Das Festival verlangte eine Distanzierung des Dirigenten vom "genozidalen Regime in Tel Aviv“, wie es auf der Homepage heißt. Shani ist Chefdirigent des Israel Philharmonic Orchestra, das als musikalischer Botschafter des Landes gilt. Dem Vernehmen nach wurde auch vorgeschlagen, das Konzert mit einem anderen Dirigenten durchzuführen, was die Philharmoniker zurückwiesen.

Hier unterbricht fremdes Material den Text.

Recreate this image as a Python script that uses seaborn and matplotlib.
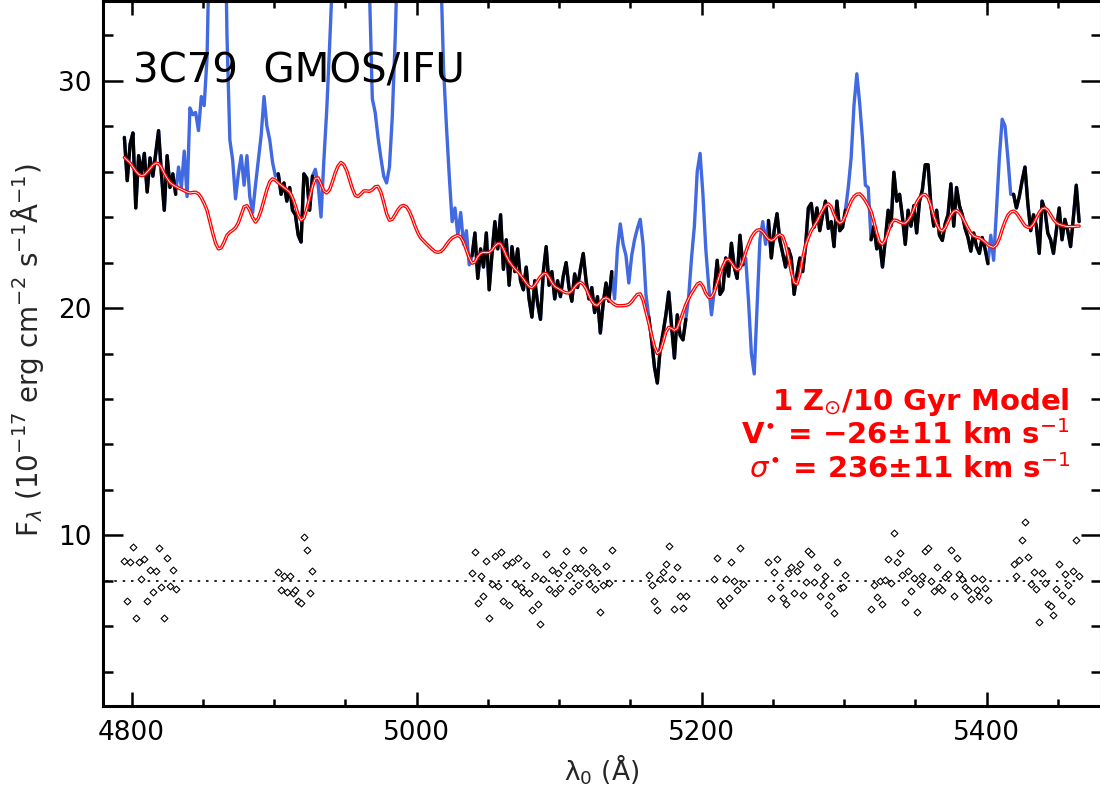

Daraufhin wurde das Konzert in der Kathedrale St. Bavo abgesagt. Man habe sich im Einklang mit dem Aufruf des Kulturministers, des Stadtrats von Gent und örtlichen Kultursektors entschlossen, auf die Zusammenarbeit mit Partnern zu verzichten, die sich nicht eindeutig von diesem Regime distanziert haben, heißt es auf der Homepage des Festivals. Befürchtet werden außerdem "emotionale Reaktionen“, die das Konzerterlebnis beeinträchtigen würden.
Unter Generalverdacht
Das Münchner Rathaus und die Philharmoniker reagierten scharf auf die Absage. Shani trete "seinem ganzen Wirken als Musiker und Mensch für Verständigung, Humanismus und Dialog ein“, heißt es in einer Pressemitteilung. "Israelische Künstlerinnen und Künstler unter Generalverdacht zu stellen und kollektiv zu bestrafen, lehnen wir entschieden ab. Menschen aufgrund ihrer Herkunft oder religiösen Zugehörigkeit von der Bühne, dem Konzertsaal oder anderen öffentlichen Orten zu verbannen, ist ein Angriff auf wesentliche europäische und demokratische Werte.“

Florian Wiegand, der neue Intendant des Orchesters, erklärt, er sei "fassungslos“ über diese Entscheidung. Der Kulturreferent Marek Wiechers betont, Shani stehe mit seinem "integrativen Wirken und seiner Haltung wie kaum ein anderer für Menschlichkeit, Versöhnung und Verständigung.“

Für Offenheit, Vielfalt und Dialog
Auch Dieter Reiter meldete sich zu Wort: "Die Münchner Philharmoniker stehen als Kulturbotschafter der Landeshauptstadt München für Offenheit, Vielfalt und Dialog – ganz egal ob zu Hause in München oder auf ihren Reisen in die Konzertsäle Europas und der Welt“, heißt es in der Pressemitteilung. "Ich kann die Entscheidung des Veranstalters in keiner Weise nachvollziehen. Die Stadt München und ich persönlich stehen klar an der Seite der Münchner Philharmoniker und an der Seite ihres künftigen Chefdirigenten Lahav Shani.“
Kulturstaatsminister Wolfram Weimer sprach sogar von einer "Schande für Europa". Unter dem Deckmantel vermeintlicher Israel-Kritik werde hier ein Kultur-Boykott betrieben. "Das ist blanker Antisemitismus und ein Angriff auf die Grundlagen unserer Kultur", sagte er. "Wenn es akzeptabel wird, deutsche Orchester und jüdische Künstler kollektiv auszuladen, ist eine rote Linie überschritten." Europäische Bühnen dürften nicht zu Orten werden, an denen Antisemiten den Spielplan diktieren. Das werde Deutschland nicht hinnehmen, so Weimer.